Mensah described voting in the municipal election as a critically important activity, saying the municipal election is where "the rubber hits the road."
1310 advance polls jn 01 CC
Many people lined up to take part in the advance polls at Servus Place on Oct. 6, 2021. JESSICA NELSON/St. Albert Gazette

A political scientist is predicting voter turnout in St. Albert’s Oct. 18 municipal election might suffer due to fatigue from the federal election. 

Chaldean’s Mensah, an associate professor of political science at MacEwan University, said a municipal election tailing so closely to a federal one — especially during a pandemic — could lead to reduced voter turnout. 

“There’s going to be a lot of pressure on the electorate to up their game to participate,” Mensah said. “There’s so much on the table right now for families dealing with the impact of the COVID-19 pandemic.”

He noted the economic impact of the pandemic can take a toll on an elector’s ability to research an abundance of candidates, particularly the 20 council candidates and four mayoral candidates running in St. Albert’s municipal election. 

“If the candidates did a good job reaching out to the community, maybe that’ll generate interest, but looking at the overall environment, I think it’s going to be a challenge,” Mensah said. 

Further, Mensah noted abundance of decisions could also discourage voters. In addition to selecting a mayor, six councillors, and school trustees, voters will also be tasked with answering referendum questions.

This includes a referendum on daylight savings, equalization payments from provinces to the federal government, and three Senate nominations. 

“For the ordinary voter, my sense is this is a bit too much,” Mensah said. 

Advance voting 

Mensah also predicted more electors will choose to cast their votes in advance polls, and through mail-in ballots. 

“People simply don’t want to put their families or themselves in a situation where they have to go and line up with other people,” Mensah said. “Paradoxically, this could mean people encounter a higher volume of people in advance voting.”

On Oct. 4, the first day St. Albert’s advance polls opened, returning officer David Leflar said in an email to The Gazette the poll had been “very successful,” with 500 people voting between Servus Place and Community Hall. 
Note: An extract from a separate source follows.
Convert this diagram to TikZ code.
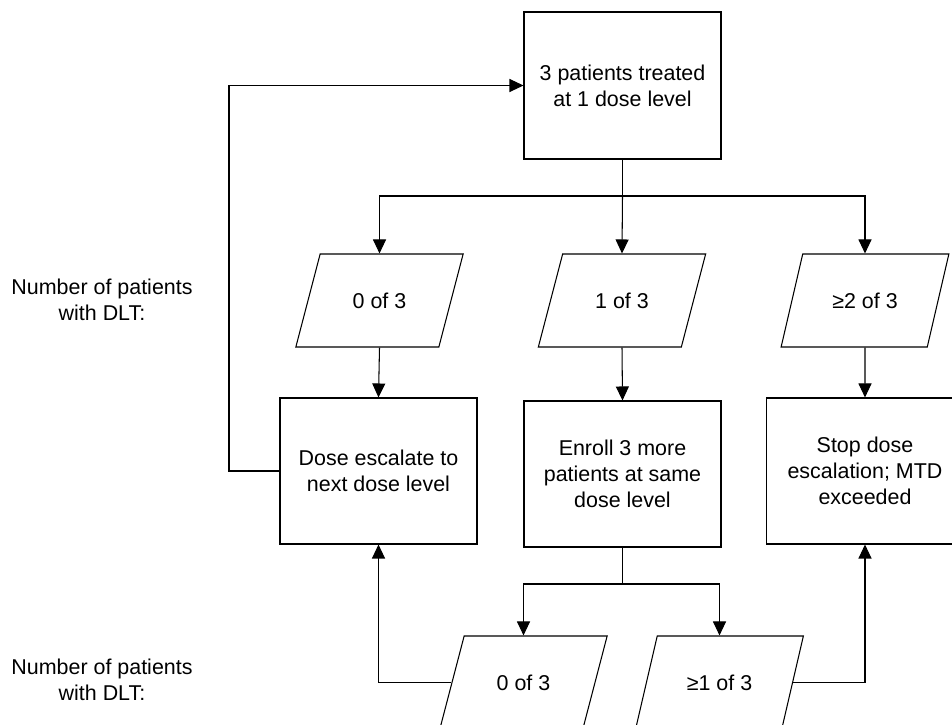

As of Oct. 12, St. Albert had seen 3,014 voters from all advance polling stations, city spokesperson Cory Sinclair said in an email.

Still, Mensah said increased voter turnout in advance polls might not be an indicator of high voter turnout overall. 

“It’s difficult to say, because we didn’t really see that in the federal election,” Mensah said. 

In the St. Albert-Edmonton riding, voter turnout in the federal election held steady despite the pandemic. Elections Canada data showed 62,678 people voted, a difference of 3,087 from the 65,427 people who voted in 2019. 

Past municipal elections in St. Albert, such as the one in 2017, saw an unusually high turnout, with 42.9 per cent of voters casting their ballots. In 2017, there was no incumbent running for mayor, and three municipal plebiscite questions — one on a branch library, an additional aquatic space, and an additional ice surface — were included on the ballot. 

The 2013 municipal election saw a marginally lower voter turnout of 38.13 per cent, while in 2010 the turnout was 34.16 per cent.

Mensah said he hopes St. Albert electors do turn out and vote this year, adding the municipal election is where “the rubber hits the road.”

“This is where governance touches our everyday life,” Mensah said. “These are people that make decisions about our school systems, our community services, and taxation.

“It’s critically important that people engage with these individuals that are running and make the effort to participate, because if we don’t participate, we end up with people that are not in tune with the needs of the community.”